I'm toying with the idea of going back to work part time, but looking at childcare costs (which is scary!) to help decide. mainly as both me and my partner work 45/50 hours a week.
oh god another mammoth post!
Most women with under 5s work. Many many of us have very good careers and work full time and always did even when we had babies. It is much the best thing for everyone. So why on earth are you at home? Did you marry a sexist man? Did you make such bad career choices as a teenager that you'd only earn a pittance anyway?
Thing is, nobody warns you what newborns are like. They are selfish and ungrateful beings - they just want you to supply food and comfort and they give sod all in return. This period coincides with the sudden lifestyle change of being home full-time and getting no sleep. No wonder you hate it.

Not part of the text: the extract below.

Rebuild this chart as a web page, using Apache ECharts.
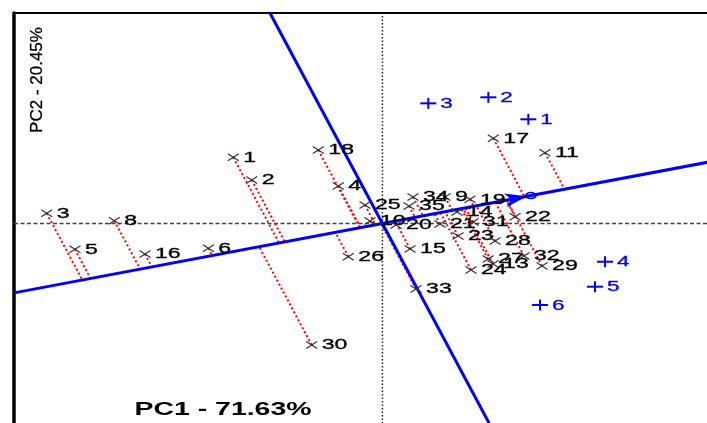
<!DOCTYPE html>
<html>
<head>
<meta charset="utf-8">
<script src="https://cdn.jsdelivr.net/npm/echarts@6/dist/echarts.min.js"></script>
<style>
  html, body { margin: 0; padding: 0; background: #fff; }
  #chart { width: 707px; height: 423px; }
</style>
</head>
<body>
<div id="chart"></div>
<script>
// GGE biplot, average-environment coordination view (PC1 vs PC2 scores)
const genotypeNames = ['1','2','3','4','5','6','8','9','10','11','13','14','15','16','17','18','19','20','21','22','23','24','25','26','27','28','29','30','31','32','33','34','35'];
const genotypePC1 = [-1.619,-1.419,-3.645,-0.479,-3.338,-1.890,-2.911,0.680,-0.135,1.765,1.201,0.810,0.300,-2.578,1.204,-0.696,0.951,0.148,0.625,1.440,0.821,0.962,-0.189,-0.370,1.147,1.223,1.733,-0.768,0.984,1.537,0.365,0.332,0.289];
const genotypePC2 = [1.211,0.796,0.187,0.686,-0.472,-0.454,0.051,0.485,0.046,1.295,-0.741,0.210,-0.466,-0.558,1.558,1.344,0.443,-0.027,-0.009,0.124,-0.229,-0.850,0.338,-0.607,-0.649,-0.320,-0.777,-2.222,0.027,-0.594,-1.198,0.485,0.320];

const environmentNames = ['1','2','3','4','5','6'];
const environmentPC1 = [1.584,1.150,0.498,2.417,2.308,1.711];
const environmentPC2 = [1.906,2.308,2.198,-0.699,-1.156,-1.491];

const axisTitles = ['PC1 - 71.63%', 'PC2 - 20.45%'];

const X_MIN = -4, X_MAX = 3.6, Y_MIN = -3.85, Y_MAX = 3.85;

// average environment = mean of environment scores
const mean = a => a.reduce((s, v) => s + v, 0) / a.length;
const avgPC1 = mean(environmentPC1);
const avgPC2 = mean(environmentPC2);
const avgLen = Math.hypot(avgPC1, avgPC2);
const ux = avgPC1 / avgLen, uy = avgPC2 / avgLen;   // AEA abscissa direction
const vx = uy, vy = -ux;                             // AEA ordinate direction

const BLUE = '#0000ff';
const TEXT_STRETCH = 1.65;

function line(a, b, style) {
  return { type: 'line', shape: { x1: a[0], y1: a[1], x2: b[0], y2: b[1] }, style: style };
}

const chart = echarts.init(document.getElementById('chart'), null, { renderer: 'canvas' });

chart.setOption({
  animation: false,
  backgroundColor: '#fff',
  grid: { left: 14, top: 13, width: 700, height: 421, containLabel: false, outerBoundsMode: 'none' },
  xAxis: {
    type: 'value', min: X_MIN, max: X_MAX, position: 'top',
    axisLine: { show: true, onZero: false, lineStyle: { color: '#000', width: 2 } },
    axisTick: { show: false }, axisLabel: { show: false }, splitLine: { show: false }
  },
  yAxis: {
    type: 'value', min: Y_MIN, max: Y_MAX, position: 'left',
    axisLine: { show: true, onZero: false, lineStyle: { color: '#000', width: 3.5 } },
    axisTick: { show: false }, axisLabel: { show: false }, splitLine: { show: false }
  },
  graphic: [
    {
      type: 'text', x: 223, y: 410, scaleX: 1.58,
      style: { text: axisTitles[0], fill: '#000', font: 'bold 18px "Liberation Sans", Arial, sans-serif', align: 'center', verticalAlign: 'middle' }
    },
    {
      type: 'text', x: 37, y: 80, rotation: Math.PI / 2,
      style: { text: axisTitles[1], fill: '#000', stroke: '#000', lineWidth: 0.3, font: '17px "Liberation Sans", Arial, sans-serif', align: 'center', verticalAlign: 'middle' }
    }
  ],
  series: [
    // origin cross-hair
    {
      type: 'custom', z: 1, data: [[0, 0]], silent: true,
      renderItem: function (params, api) {
        return {
          type: 'group', children: [
            line(api.coord([0, Y_MIN]), api.coord([0, Y_MAX]), { stroke: '#222', lineWidth: 1.5, lineDash: [1.5, 2] }),
            line(api.coord([X_MIN, 0]), api.coord([X_MAX, 0]), { stroke: '#444', lineWidth: 1.3, lineDash: [4, 2.5] })
          ]
        };
      }
    },
    // projections of genotypes onto the AEA abscissa
    {
      type: 'custom', z: 2, silent: true,
      data: genotypePC1.map((x, i) => [x, genotypePC2[i]]),
      renderItem: function (params, api) {
        const gx = api.value(0), gy = api.value(1);
        const d = gx * ux + gy * uy;
        const g = api.coord([gx, gy]);
        const p = api.coord([d * ux, d * uy]);
        return line(g, p, { stroke: '#ff0000', lineWidth: 2, lineDash: [2, 2.5] });
      }
    },
    // AEA abscissa, ordinate, arrow and average-environment circle
    {
      type: 'custom', z: 3, data: [[avgPC1, avgPC2]], silent: true,
      renderItem: function (params, api) {
        const tA = X_MIN / ux, tB = X_MAX / ux;
        const sA = Y_MAX / vy, sB = Y_MIN / vy;
        const o = api.coord([0, 0]);
        const m = api.coord([api.value(0), api.value(1)]);
        let dx = m[0] - o[0], dy = m[1] - o[1];
        const L = Math.hypot(dx, dy); dx /= L; dy /= L;
        const tip = [m[0] - dx * 4, m[1] - dy * 4];
        const back = [tip[0] - dx * 22, tip[1] - dy * 22];
        const nx = -dy, ny = dx;
        return {
          type: 'group', children: [
            line(api.coord([tA * ux, tA * uy]), api.coord([tB * ux, tB * uy]), { stroke: BLUE, lineWidth: 3 }),
            line(api.coord([sA * vx, sA * vy]), api.coord([sB * vx, sB * vy]), { stroke: BLUE, lineWidth: 3 }),
            {
              type: 'polygon',
              shape: { points: [tip, [back[0] + nx * 7, back[1] + ny * 7], [back[0] + dx * 6, back[1] + dy * 6], [back[0] - nx * 7, back[1] - ny * 7]] },
              style: { fill: BLUE }
            },
            {
              type: 'circle', x: m[0], y: m[1], scaleX: 1.6,
              shape: { cx: 0, cy: 0, r: 3 },
              style: { fill: 'none', stroke: BLUE, lineWidth: 1.5 }
            }
          ]
        };
      }
    },
    // environments
    {
      type: 'custom', z: 4, silent: true,
      data: environmentPC1.map((x, i) => [x, environmentPC2[i]]),
      renderItem: function (params, api) {
        const c = api.coord([api.value(0), api.value(1)]);
        return {
          type: 'group', children: [
            line([c[0] - 8, c[1]], [c[0] + 8, c[1]], { stroke: BLUE, lineWidth: 2 }),
            line([c[0], c[1] - 5.5], [c[0], c[1] + 5.5], { stroke: BLUE, lineWidth: 2 }),
            {
              type: 'text', x: c[0] + 12, y: c[1] + 0.5, scaleX: 1.5,
              style: { text: environmentNames[params.dataIndex], fill: BLUE, stroke: BLUE, lineWidth: 0.3, font: '15px "Liberation Sans", Arial, sans-serif', align: 'left', verticalAlign: 'middle' }
            }
          ]
        };
      }
    },
    // genotypes
    {
      type: 'custom', z: 5, silent: true,
      data: genotypePC1.map((x, i) => [x, genotypePC2[i]]),
      renderItem: function (params, api) {
        const c = api.coord([api.value(0), api.value(1)]);
        const st = { stroke: '#333', lineWidth: 1.2 };
        return {
          type: 'group', children: [
            line([c[0] - 5.5, c[1] - 3.5], [c[0] + 5.5, c[1] + 3.5], st),
            line([c[0] - 5.5, c[1] + 3.5], [c[0] + 5.5, c[1] - 3.5], st),
            {
              type: 'text', x: c[0] + 10, y: c[1] + 0.5, scaleX: TEXT_STRETCH,
              style: { text: genotypeNames[params.dataIndex], fill: '#000', stroke: '#000', lineWidth: 0.3, font: '14px "Liberation Sans", Arial, sans-serif', align: 'left', verticalAlign: 'middle' }
            }
          ]
        };
      }
    }
  ]
});
</script>
</body>
</html>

The good news is (a) they grow and become adorable and (b) you get used to the 'at home' lifestyle, even if you never grow to love it.
Hang in there, it really does get better. Honest.
I struggled with bf, which really increased the guilt to start with and it has been easier since I realised it wasnt for me (after 4 weeks battling) and accepted that he had had the goodness and it wouldnt kill him to go onto formula.
Anna - I understand, although we live very close to OH halfs family and relatively close to my dad, but my mum lives around 6 hours away which i have never really seen as a massive issue but i now realise how much i miss her and wish i was closer, i think thats why i feel so low sometimes, i speak to her everyday which is more than I ever have before (shes on holiday this week, so only the odd txt msg).
All this time off etc has made me realise I dont really have any friends in general - since living here all i have done is work, so all my 'friends' are at work, slightly depressing to realise.
I think I sometimes think that he is older/ we are further into this than we actually are, i probably should learn to reign in my impatient nature and chill out a bit as well.